32 años después de los sismos de 1985, otra andanada de movimientos telúricos arrasó con aquello que debió haber sido sustituido paulatinamente desde entonces y durante todo ese tiempo. Casas de adobe, caminos de terracería, construcciones urbanas carentes de las resistencias adecuadas para mantenerse erguidas en zonas sísmicas, y un montón de construcciones armadas al amparo de la corrupción y el mantenimiento de la pobreza como proyecto político ilegítimo, dieron como resultado la muerte de más de 400 personas y la pérdida de millones y millones de pesos en propiedades de seres humanos indefensos en este septiembre trágico de 2017.

Más allá de la responsabilidad moral y política de las autoridades federal y locales, este terremoto demanda una solución de raíz a problemas estructurales escondidos bajo el tapete del olvido y la negligencia. Hay que derrumbar buena parte de las construcciones dañadas y reforzar o también derribar aquellas otras susceptibles de colapsarse en el siguiente sismo, que con certeza sucederá dentro de un tiempo imposible de predecir. Esto implica la reconstrucción casi completa de colonias como la Roma, la Hipódromo Condesa, la Del Valle, entre otras en la Ciudad de México, pero también zonas en Morelos y Puebla, cuyo grado de riesgo es enorme.

Y si para Oaxaca y Chiapas, y también Guerrero, esto pasa por el tema de la superación de la pobreza extrema, en el caso de la capital del país la monumental inversión que se requiere para esta reconversión habitacional, implica la creación de un fondo de grandes magnitudes, reforzado con un modelo de asistencia social para aquellos que, al perderlo todo, han caído de la noche a la mañana en una situación de pobreza que no tenían antes de iniciar septiembre.

Es por ello que la discusión sobre la reasignación de partidas presupuestales para 2018 cobra importancia, incluyendo el tema de la reducción del financiamiento a los partidos en plena campaña presidencial. Miles de millones hacen diferencia, y serán detonador de mayores inversiones en un proyecto que no terminará en uno o dos años, y que apunta a cambiar la fisonomía de aquellas entidades que modifiquen su entorno urbano en función de esta realidad sísmica, que tendemos a olvidar y cuyos recordatorios nos cuestan caro en todo sentido.

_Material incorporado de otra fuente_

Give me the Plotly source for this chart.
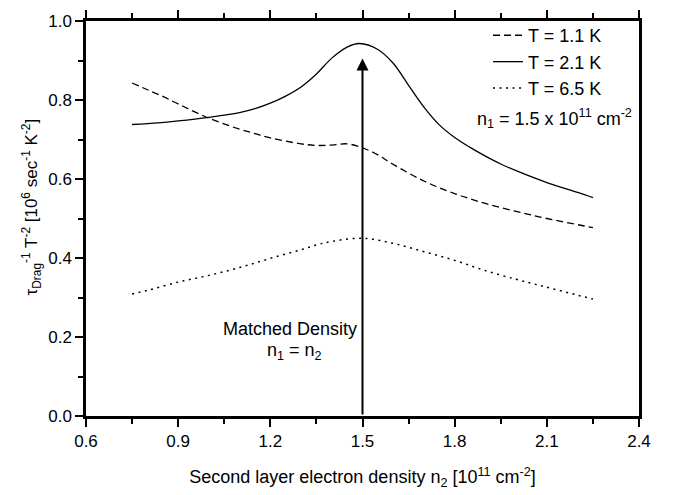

Por supuesto que este tema de la reconstrucción será central en la campaña presidencial de 2018, más aún cuando el debate sobre la próxima reforma fiscal se presente, y en el entendido de que este será inevitable, independientemente de los recursos extraordinarios que se requieren para esta tarea monumental. Lo que no se hizo en 32 años, porque supusimos que las nuevas construcciones aguantaban todo y las viejas ya lo habían resistido, tendrá que realizarse con mayor celeridad, precisión, transparencia y profesionalismo. La memoria de las víctimas del sismo nos lo demanda, en la medida en que muchos de ellos hubiesen sobrevivido si las cosas se hubiesen hecho correctamente. Es momento de corregir a fondo, pagando los costos económicos y políticos de la negligencia histórica que nos caracteriza.